A Little House of Horrors
Statistically it was almost unavoidable. Following a few years without dental problems, an accident forced me to visit a foreign dentist in a foreign land.
The accident was related to a journal I wrote for IgoUgo, namely the Dining on Wheels one. That journal was in the category of the fast ones: I conceived the idea and a couple of hours later most of the journal was done. It was an easy one. To celebrate the successful event, I bought a guava at a street stall. In Thailand those are served unripe, cut in chunks and with a little bag of sugar and chili to dip the greenish chunks.

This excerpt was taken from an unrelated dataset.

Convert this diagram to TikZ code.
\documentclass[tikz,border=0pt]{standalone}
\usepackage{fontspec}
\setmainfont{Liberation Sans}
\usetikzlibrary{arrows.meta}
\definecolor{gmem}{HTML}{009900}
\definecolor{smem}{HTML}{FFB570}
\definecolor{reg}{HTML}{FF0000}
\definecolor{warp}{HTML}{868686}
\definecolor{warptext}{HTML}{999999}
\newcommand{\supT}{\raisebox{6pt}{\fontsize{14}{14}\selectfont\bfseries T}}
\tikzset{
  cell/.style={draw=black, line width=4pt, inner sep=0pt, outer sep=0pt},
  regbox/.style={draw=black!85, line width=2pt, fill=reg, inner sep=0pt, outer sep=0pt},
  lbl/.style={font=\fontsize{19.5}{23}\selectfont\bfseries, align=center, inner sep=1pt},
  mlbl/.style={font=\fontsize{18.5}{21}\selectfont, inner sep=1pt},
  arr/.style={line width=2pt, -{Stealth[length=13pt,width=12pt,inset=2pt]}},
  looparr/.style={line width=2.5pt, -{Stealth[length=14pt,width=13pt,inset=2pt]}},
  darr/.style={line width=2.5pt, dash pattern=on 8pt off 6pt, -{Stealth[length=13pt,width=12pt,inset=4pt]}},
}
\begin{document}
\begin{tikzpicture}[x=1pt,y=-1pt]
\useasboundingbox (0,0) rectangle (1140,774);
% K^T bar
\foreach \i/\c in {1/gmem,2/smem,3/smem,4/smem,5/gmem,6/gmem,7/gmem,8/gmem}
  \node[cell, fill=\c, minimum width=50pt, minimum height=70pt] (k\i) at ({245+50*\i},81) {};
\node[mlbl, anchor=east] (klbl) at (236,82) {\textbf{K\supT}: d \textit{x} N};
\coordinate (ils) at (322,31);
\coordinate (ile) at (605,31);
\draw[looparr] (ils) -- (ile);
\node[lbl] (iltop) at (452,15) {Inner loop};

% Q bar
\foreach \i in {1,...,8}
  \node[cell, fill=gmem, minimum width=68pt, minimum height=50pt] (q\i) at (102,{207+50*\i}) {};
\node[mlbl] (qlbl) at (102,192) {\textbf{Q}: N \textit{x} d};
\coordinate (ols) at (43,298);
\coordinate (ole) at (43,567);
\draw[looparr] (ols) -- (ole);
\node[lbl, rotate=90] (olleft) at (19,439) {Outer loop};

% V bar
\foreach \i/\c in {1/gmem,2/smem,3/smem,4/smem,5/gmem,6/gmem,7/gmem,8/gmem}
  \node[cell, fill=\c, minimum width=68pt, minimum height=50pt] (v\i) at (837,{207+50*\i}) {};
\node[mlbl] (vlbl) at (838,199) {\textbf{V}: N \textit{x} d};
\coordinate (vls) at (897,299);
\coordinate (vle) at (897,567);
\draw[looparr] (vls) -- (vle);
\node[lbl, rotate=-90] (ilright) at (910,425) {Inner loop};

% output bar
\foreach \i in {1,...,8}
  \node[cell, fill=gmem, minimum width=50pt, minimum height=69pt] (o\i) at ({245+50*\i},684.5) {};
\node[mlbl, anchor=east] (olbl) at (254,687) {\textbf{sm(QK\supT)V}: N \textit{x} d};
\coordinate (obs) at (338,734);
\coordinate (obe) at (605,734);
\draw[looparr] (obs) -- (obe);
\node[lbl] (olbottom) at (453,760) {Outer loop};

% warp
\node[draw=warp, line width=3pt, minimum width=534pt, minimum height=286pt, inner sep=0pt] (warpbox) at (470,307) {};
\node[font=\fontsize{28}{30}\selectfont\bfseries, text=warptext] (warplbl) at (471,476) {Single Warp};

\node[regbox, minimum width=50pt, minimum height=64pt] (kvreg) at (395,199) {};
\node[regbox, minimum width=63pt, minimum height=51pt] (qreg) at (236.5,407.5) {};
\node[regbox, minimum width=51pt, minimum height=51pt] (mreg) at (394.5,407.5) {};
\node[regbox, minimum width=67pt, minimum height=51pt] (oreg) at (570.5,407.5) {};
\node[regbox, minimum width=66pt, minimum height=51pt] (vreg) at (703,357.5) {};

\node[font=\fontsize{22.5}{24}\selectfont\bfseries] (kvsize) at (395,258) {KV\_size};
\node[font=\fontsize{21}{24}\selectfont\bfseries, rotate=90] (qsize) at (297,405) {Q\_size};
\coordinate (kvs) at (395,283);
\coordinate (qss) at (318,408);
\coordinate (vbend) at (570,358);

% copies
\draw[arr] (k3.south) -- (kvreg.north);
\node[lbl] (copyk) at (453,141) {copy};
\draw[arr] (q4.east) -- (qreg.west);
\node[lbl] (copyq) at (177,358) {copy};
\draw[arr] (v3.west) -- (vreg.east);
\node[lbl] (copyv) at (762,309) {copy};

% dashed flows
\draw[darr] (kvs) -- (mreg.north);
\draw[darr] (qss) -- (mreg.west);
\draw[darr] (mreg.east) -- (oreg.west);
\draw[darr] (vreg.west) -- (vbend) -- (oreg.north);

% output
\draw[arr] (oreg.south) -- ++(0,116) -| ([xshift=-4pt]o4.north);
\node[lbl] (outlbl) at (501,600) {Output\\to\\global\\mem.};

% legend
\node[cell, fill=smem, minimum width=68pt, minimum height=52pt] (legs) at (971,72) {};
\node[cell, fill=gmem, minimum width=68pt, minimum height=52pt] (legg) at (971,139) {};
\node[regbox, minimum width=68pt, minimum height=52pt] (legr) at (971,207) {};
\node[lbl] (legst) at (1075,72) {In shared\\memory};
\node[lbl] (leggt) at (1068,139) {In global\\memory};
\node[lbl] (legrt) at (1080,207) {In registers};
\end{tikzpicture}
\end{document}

As always while in Khaosan Road, my eyes darted from one attraction to another; I wasn’t really paying attention to my healthy snack until a seed hit a filled tooth and the filling decided to search for a better future in the company of the seed.

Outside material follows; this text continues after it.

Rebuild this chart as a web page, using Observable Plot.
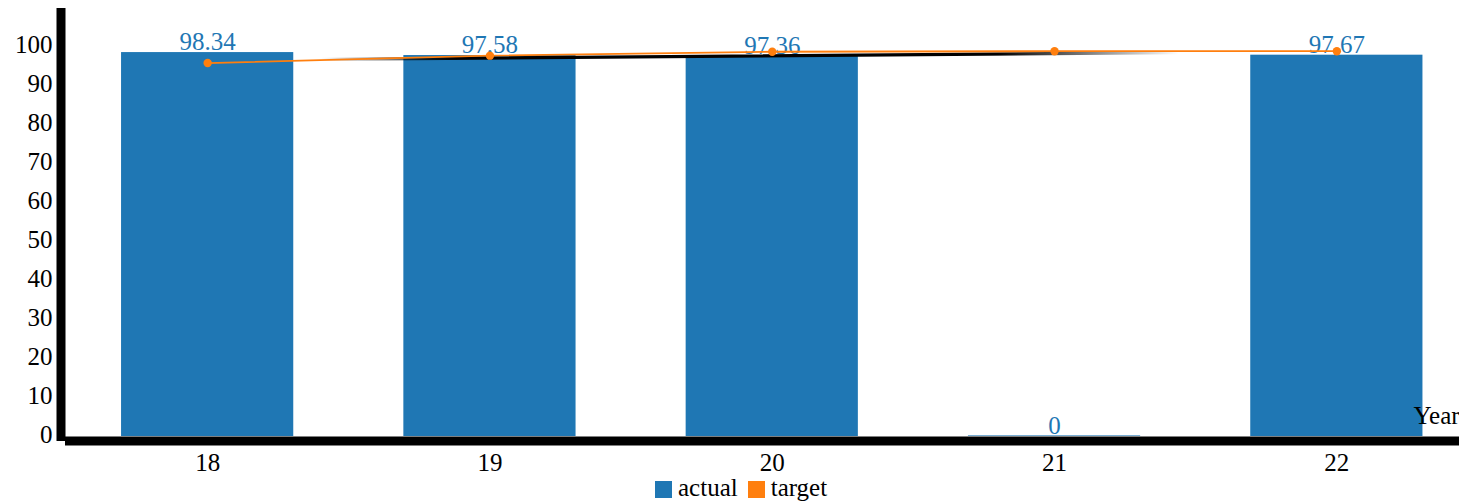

The filling was small but strategically located on the corner of the tooth. I could feel the sharp edge; leaving it unattended was unthinkable.
Knowing well the area, I approached a dental clinic on the western end of Rambuttri Road. Since it there for a few years while catering for tourists, I assumed it would be safe. Once there, I learned I would need to wait until the next morning. Disappointed (I have learned to enjoy the round-the-clock nature of Bangkok), I left.

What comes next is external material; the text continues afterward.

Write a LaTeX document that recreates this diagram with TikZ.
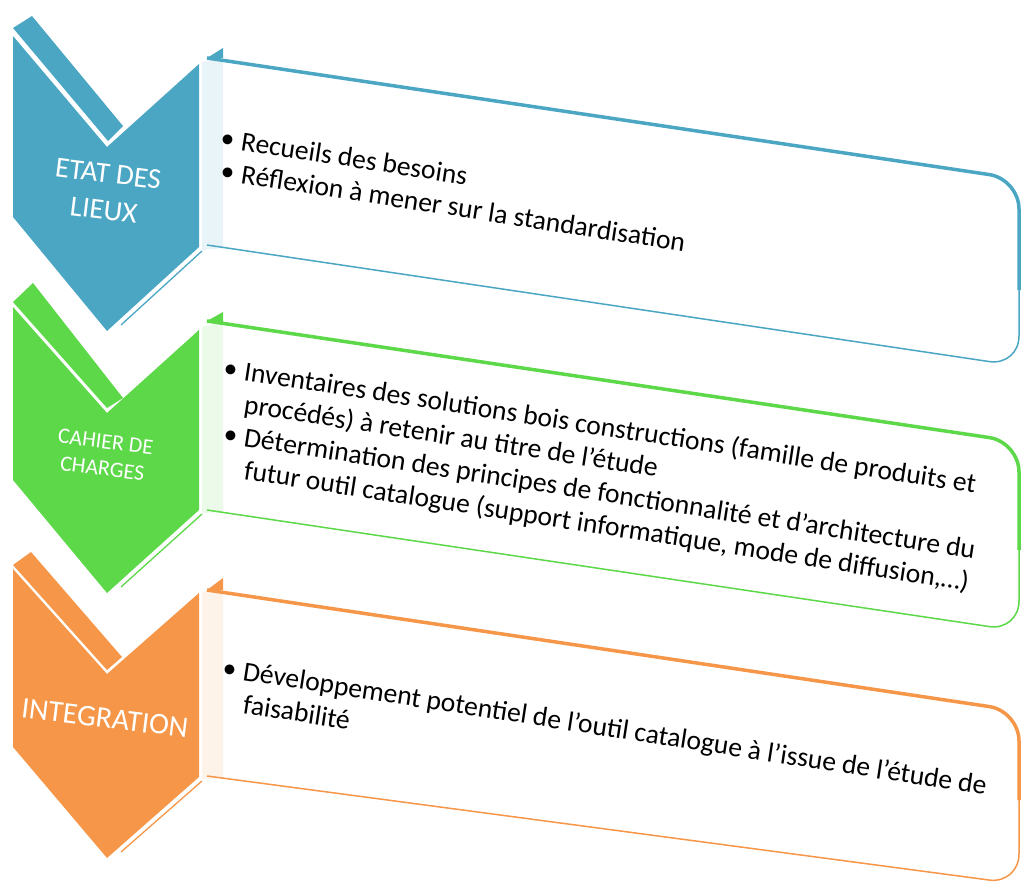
\documentclass[tikz,border=0pt]{standalone}
\usepackage{fontspec}
\setmainfont{Carlito}
\definecolor{lieuxblue}{RGB}{75,166,196}
\definecolor{chargesgreen}{RGB}{92,216,72}
\definecolor{integorange}{RGB}{245,150,72}

\begin{document}
\begin{tikzpicture}[x=1pt,y=-1pt]
		\tikzstyle{phase}=[text=white, align=center, rotate=-7, inner sep=0pt]
		\tikzstyle{itemline}=[anchor=base west, inner sep=0pt, rotate=-8.8, font=\fontsize{27.6}{33}\selectfont]
		\tikzstyle{topedge}=[line width=3.5pt, rounded corners=30pt]
		\tikzstyle{botedge}=[line width=1.5pt, rounded corners=30pt]
		\tikzstyle{sliver}=[line width=1.3pt]
		\newcommand{\bul}{\llap{\textbullet\hspace{7pt}}}

		\fill[white] (0,0) rectangle (1023,888);
		\useasboundingbox (0,0) rectangle (1023,888);

		% Draw ETAT DES LIEUX
		\fill[lieuxblue] (13,28) -- (32,16) -- (123,126) -- (108,141) -- cycle;
		\fill[lieuxblue] (13,36) -- (107,147) -- (199,64) -- (199,247) -- (107,331) -- (13,217) -- cycle;
		\draw[lieuxblue, sliver] (121,325) -- (202,251);
		\fill[lieuxblue!12] (202,62) -- (223,58) -- (223,248) -- (202,250) -- cycle;
		\fill[lieuxblue] (207,58) -- (223,48) -- (223,58) -- cycle;
		\draw[lieuxblue, topedge] (207,58) -- (1019,179) -- (1019,290);
		\draw[lieuxblue, botedge] (1019,280) -- (1019,366) -- (207,245);
		\node[phase, font=\fontsize{29}{37}\selectfont] (lieux) at (106,192) {ETAT DES\\LIEUX};
		\node[itemline] (lieux1) at (240,150) {\bul Recueils des besoins};
		\node[itemline] (lieux2) at (240,183) {\bul Réflexion à mener sur la standardisation};

		% Draw CAHIER DE CHARGES
		\fill[chargesgreen] (13,302) -- (33,283) -- (123,398) -- (107,408) -- cycle;
		\fill[chargesgreen] (13,307) -- (107,413) -- (199,330) -- (199,510) -- (107,593) -- (13,480) -- cycle;
		\draw[chargesgreen, sliver] (121,587) -- (202,514);
		\fill[chargesgreen!12] (202,327) -- (223,322) -- (223,512) -- (202,513) -- cycle;
		\fill[chargesgreen] (207,321) -- (223,312) -- (223,323) -- cycle;
		\draw[chargesgreen, topedge] (207,321) -- (1019,442) -- (1019,550);
		\draw[chargesgreen, botedge] (1019,540) -- (1019,631) -- (207,510);
		\node[phase, font=\fontsize{22}{27}\selectfont] (charges) at (104,455) {CAHIER DE\\CHARGES};
		\node[itemline] (charges1) at (243,380) {\bul Inventaires des solutions bois constructions (famille de produits et};
		\node[itemline] (charges2) at (243,413) {procédés) à retenir au titre de l’étude};
		\node[itemline] (charges3) at (243,446) {\bul Détermination des principes de fonctionnalité et d’architecture du};
		\node[itemline] (charges4) at (243,479) {futur outil catalogue (support informatique, mode de diffusion,…)};

		% Draw INTEGRATION
		\fill[integorange] (13,565) -- (31,552) -- (122,657) -- (107,670) -- cycle;
		\fill[integorange] (13,569) -- (107,674) -- (199,593) -- (199,777) -- (107,858) -- (13,747) -- cycle;
		\draw[integorange, sliver] (121,852) -- (202,781);
		\fill[integorange!12] (202,592) -- (223,588) -- (223,778) -- (202,779) -- cycle;
		\fill[integorange] (207,590) -- (223,578) -- (223,590) -- cycle;
		\draw[integorange, topedge] (207,590) -- (1019,711) -- (1019,800);
		\draw[integorange, botedge] (1019,790) -- (1019,884) -- (207,776);
		\node[phase, font=\fontsize{30}{36}\selectfont] (integ) at (105,718) {INTEGRATION};
		\node[itemline] (integ1) at (242,680) {\bul Développement potentiel de l’outil catalogue à l’issue de l’étude de};
		\node[itemline] (integ2) at (242,713) {faisabilité};
\end{tikzpicture}
\end{document}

Next day, at the hour stated by the sign, I opened the glass door and greeted in Thai the only person inside. Later she was to help the doctor.
"Come back in an hour," she told me.
I left only after making sure she wrote me down at the top of the list for the day.
An hour later, a respectable Thai lady received me. The diploma behind her stated she had studied in the US.
"What happened?" she asked.
After hearing the story, she repeated the under the circumstances unavoidable Thai joke:
"Farang eat farang!" she happily said in mixed up Thai and English. "Guava" in Thai is "farang," which is also the word used as a nickname for Western tourists.
Then she quoted a price close to fifty dollars. Knowing the market, I knew it was roughly five times the regular price for a Thai.
"OK, just do a good job please," I said smiling.
Following the usual preparations, she picked up the drill and said "Open your mouth!"
"You forgot the anesthetic injection," I said still unworried.
"We don’t use it here for such little jobs," she said and brought the drill closer to my now tightly closed mouth.
Images of Steve Martin as a sadist dentist in "A Little House of Horrors" filled my mind.
"The horror! The horror!" said Mr Kurtz.
"Don’t panic!" I thought and pushed away the worrying images. "Think Thai!" was the next thought. She was overcharging me, but was unaware I knew that. I had a suitable leverage for the negotiation.
"I’ll pay extra for the injection," I said and closed my mouth quickly.
My tone told her I knew she had asked for too much. If she would ask for more she would lose face and look greedy instead of genuinely interested on the well-being of a foreign visitor.
"No problem, I give you an injection," she surrendered with a sigh.
In the next few minutes she performed a very professional job. "Is it too high?" she finally asked. Minutes later I was out and an hour after that forgot about the whole incident.
A Month Later
One month later – still in Bangkok – the new filling abandoned me for no good reason.
"No problem, the place is clean. It was too high," she quickly summarized upon my return to the dental clinic.
"I won’t charge you, it was my fault," she said.
"Thank you," I answered, knowing her statement was not true.
"I won’t charge for the job, but you’ll pay for the injection," she added narrowing her eyes.
Without knowing how much would she asked for, I had the feeling I could quote the exact amount. "OK," I answered.
This time she worked on that single tooth for over ninety minutes. After placing the new filling, she began shaping it while taking the parallel one as a model. It seemed to me that she was working on a microscopic scale, shaping every thousandth of a millimeter of the new filling. It was obvious she was attempting godly perfection.
"Wash your mouth," she finally said and walked out the room.
"How much is it?" I said once at the reception room.
"Three-hundred baht." That was about ten dollars and very probably the real price for such a job in Thailand. In a kind of awkward way she was silently accepting me as part of the Thai universe. No more overcharge for me. I paid gladly.
And the tooth? A few months later, I am convinced this is the finest dental work I ever had.